The thing to know about buying batteries, which I did not know until the service man schooled me, is that when you pick one out, you need to look at the date sticker on the battery.  For example, if you buy one that has 01/14 on it right now, it will already be a minimum of one year old, for no one is really sure if the sticker is applied when it is shipped by the manufacturer or received by the store or when, exactly, in the manufacturing process the sticker is applied.  The point is that the date is not an exact representation of age, but approximate.  So, choosing a battery off the shelf with the latest date sticker is key.  Or, alternatively, to ask the installer to show you the battery options before one is popped into your car so you know you have a relatively newish sticker date.

I bought a new battery the day before I moved here, December 22, 2010.  My battery sticker date is 10/10, which means that it was manufactured in 2010, but does not mean that it was done so in October.  In any case, my 5-year battery is, by sticker date, at 9 months shy of its expiration, if not closer.  Couple that with little driving and ... voilà ... it should be no surprise to me that I need a battery.  I used to know these things, have these things on a vehicle maintenance schedule that I kept without even writing it down.


However, even through my tears, I am able to admit that my $25 a month car savings account that I established last year, which has now earned $0.88 in interest and is at $250.88 balance, means that I can purchase a battery and a brake light without stressing over the finances.  Just the need and the work to get it in.  I will say, being an old fart and all, I am astounded that batteries are so bloody expensive now.  I remember buying them in the $40 range.  I know that last one I bought was $79.99.  The best matches I've found online, not including that "core" fee and installation, are $109.99.  GULP.  I asked Tim if he'd pick one up and put it in because 1) I am lazy and overwhelmed and don't want to go weep at GoodYear and 2) if I have to pay an installation fee, I'd rather pay Tim.

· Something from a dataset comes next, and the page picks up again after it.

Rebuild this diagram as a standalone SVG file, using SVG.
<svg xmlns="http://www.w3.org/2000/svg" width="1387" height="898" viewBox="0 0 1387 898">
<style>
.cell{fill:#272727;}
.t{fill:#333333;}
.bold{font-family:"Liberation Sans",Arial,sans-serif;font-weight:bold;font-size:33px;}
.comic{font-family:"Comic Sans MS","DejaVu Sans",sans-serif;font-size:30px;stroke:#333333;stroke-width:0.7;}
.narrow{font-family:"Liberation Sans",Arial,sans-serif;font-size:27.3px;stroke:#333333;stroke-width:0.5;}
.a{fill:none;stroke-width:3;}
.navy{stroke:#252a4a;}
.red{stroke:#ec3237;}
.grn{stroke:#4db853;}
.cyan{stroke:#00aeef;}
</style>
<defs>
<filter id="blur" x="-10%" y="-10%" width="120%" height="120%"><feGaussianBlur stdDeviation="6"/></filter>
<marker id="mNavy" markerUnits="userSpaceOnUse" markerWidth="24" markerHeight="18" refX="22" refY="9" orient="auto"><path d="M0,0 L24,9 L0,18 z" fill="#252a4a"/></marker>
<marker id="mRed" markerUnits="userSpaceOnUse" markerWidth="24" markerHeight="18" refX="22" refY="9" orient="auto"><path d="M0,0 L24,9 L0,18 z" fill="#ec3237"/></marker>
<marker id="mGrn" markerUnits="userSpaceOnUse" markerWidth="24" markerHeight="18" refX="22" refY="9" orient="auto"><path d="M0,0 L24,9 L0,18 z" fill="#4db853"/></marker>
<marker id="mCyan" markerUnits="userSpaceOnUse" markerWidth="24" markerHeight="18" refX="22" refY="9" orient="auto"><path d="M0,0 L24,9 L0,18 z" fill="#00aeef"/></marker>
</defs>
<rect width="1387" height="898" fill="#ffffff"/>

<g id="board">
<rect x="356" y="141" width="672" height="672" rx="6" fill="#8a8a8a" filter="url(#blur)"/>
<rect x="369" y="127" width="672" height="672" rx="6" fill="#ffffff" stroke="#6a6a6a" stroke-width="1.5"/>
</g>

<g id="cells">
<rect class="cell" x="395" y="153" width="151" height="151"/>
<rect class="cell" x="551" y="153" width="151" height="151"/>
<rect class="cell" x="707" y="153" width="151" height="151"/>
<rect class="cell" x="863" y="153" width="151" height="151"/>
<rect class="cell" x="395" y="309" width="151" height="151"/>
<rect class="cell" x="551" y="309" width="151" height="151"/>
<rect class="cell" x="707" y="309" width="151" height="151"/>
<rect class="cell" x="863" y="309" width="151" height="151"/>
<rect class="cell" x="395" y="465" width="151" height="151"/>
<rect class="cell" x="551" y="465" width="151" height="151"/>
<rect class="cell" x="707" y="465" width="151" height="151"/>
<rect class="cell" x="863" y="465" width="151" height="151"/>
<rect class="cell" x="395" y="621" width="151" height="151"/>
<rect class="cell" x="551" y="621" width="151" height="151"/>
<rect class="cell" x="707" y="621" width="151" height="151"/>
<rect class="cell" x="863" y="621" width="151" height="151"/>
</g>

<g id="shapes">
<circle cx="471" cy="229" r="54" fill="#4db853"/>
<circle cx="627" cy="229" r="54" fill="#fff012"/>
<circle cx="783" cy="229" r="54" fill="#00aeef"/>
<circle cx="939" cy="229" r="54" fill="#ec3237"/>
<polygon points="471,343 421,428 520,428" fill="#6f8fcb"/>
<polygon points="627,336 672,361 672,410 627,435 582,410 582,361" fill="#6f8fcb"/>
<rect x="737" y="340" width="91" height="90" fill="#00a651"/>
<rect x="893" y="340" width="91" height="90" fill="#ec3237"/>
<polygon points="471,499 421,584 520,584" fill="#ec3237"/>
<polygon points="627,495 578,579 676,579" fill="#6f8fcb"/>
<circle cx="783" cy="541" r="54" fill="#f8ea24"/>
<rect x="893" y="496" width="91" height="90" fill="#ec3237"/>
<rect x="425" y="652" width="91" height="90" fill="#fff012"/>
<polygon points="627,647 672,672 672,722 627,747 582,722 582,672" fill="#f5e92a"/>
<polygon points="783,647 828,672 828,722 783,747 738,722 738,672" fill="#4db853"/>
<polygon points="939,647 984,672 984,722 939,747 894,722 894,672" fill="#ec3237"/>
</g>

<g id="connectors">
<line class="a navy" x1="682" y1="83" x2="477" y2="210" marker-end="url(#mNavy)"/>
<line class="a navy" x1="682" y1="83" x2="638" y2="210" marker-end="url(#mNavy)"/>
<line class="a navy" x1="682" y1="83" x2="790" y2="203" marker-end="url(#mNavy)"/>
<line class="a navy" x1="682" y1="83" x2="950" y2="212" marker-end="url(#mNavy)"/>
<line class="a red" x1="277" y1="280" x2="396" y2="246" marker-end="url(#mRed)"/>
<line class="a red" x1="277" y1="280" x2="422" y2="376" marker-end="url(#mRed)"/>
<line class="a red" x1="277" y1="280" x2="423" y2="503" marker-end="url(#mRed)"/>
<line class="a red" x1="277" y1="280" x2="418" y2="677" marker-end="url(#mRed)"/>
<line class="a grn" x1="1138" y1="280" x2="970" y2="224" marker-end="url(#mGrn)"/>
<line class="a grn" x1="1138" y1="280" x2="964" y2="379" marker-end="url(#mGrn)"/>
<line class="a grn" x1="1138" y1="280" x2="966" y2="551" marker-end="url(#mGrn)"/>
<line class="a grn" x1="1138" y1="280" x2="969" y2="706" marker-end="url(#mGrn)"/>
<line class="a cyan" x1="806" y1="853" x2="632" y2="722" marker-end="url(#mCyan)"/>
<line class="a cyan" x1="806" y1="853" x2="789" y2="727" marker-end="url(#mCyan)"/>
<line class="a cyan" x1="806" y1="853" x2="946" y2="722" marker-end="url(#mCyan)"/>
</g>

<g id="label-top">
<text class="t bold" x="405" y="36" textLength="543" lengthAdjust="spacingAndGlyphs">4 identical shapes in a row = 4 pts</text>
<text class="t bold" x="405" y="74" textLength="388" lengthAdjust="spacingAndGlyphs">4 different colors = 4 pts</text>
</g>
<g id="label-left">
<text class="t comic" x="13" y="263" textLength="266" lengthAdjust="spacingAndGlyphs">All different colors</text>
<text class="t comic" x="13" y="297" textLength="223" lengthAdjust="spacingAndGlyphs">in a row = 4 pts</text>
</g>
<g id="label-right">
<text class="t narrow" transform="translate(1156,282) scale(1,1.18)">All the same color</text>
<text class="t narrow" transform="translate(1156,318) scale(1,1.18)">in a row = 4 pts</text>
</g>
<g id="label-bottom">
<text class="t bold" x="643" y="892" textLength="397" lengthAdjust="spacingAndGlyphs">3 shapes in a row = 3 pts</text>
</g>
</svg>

When I was lying on the bathroom floor this morning, even before that distressing email, I had this distinct thought:  I've had enough of this.  I haven't really thought that before.  Usually, I am only trying to survive from one moment to the next.  But, seriously, I have had enough of overwhelming, crippling, violent nausea.

I'm pretty sure, even though I didn't use the monitor, that the culprit was my blood pressure, having been lying down so much.  Making the transition from horizontal to vertical is becoming harder.  Lately, I've been trying to have a mini-salt-fest around midnight, along with Gatorade, to help with my blood pressure.  But I didn't last night.  I had my beloved Honey Nut Cheerios because I am also sick of being sick.

I would like an ear-ectomy.  I mean, I would still like to be able to hear, but I am tired of having painful, itchy, stuffy ears that are not enough to really complain about but bother me night and day.  And I am tired of sniffing and dripping, even though it is not very often or very much.  I was all ready to make the grand announcement that my sore throat had ended, but it is feeling sore again.  At least, when I blow my nose from sniffing, it is no long bleeding.  And I am coughing much less.  However, my right ear hurts more and my right jawbone joint thingy hurts like the tendonitis in my elbows.  Hence, another reason for eating lots of oatmeal and Honey Nut Cheerios.

Why is it that the milk from Honey Nut Cheerios has to be so very tasty?

So, I have a plan:  Tim will purchase a battery and bulb and bring them to my house.  Tim will replace the battery and bulb. I will write him a check.  I will transfer money from savings before he gets home to cash the check.  And my car will be perfectly fine afterwards, not needing anything for the rest of 2015 but an oil change in May and tire rotation (free) in December.

The plan for me?  I'm afraid that I will keep on weeping.  And wishing I had lettuce so that I could drown my sorrows in pulled pork tacos.  The five days until my new budget cycle already feels like five months.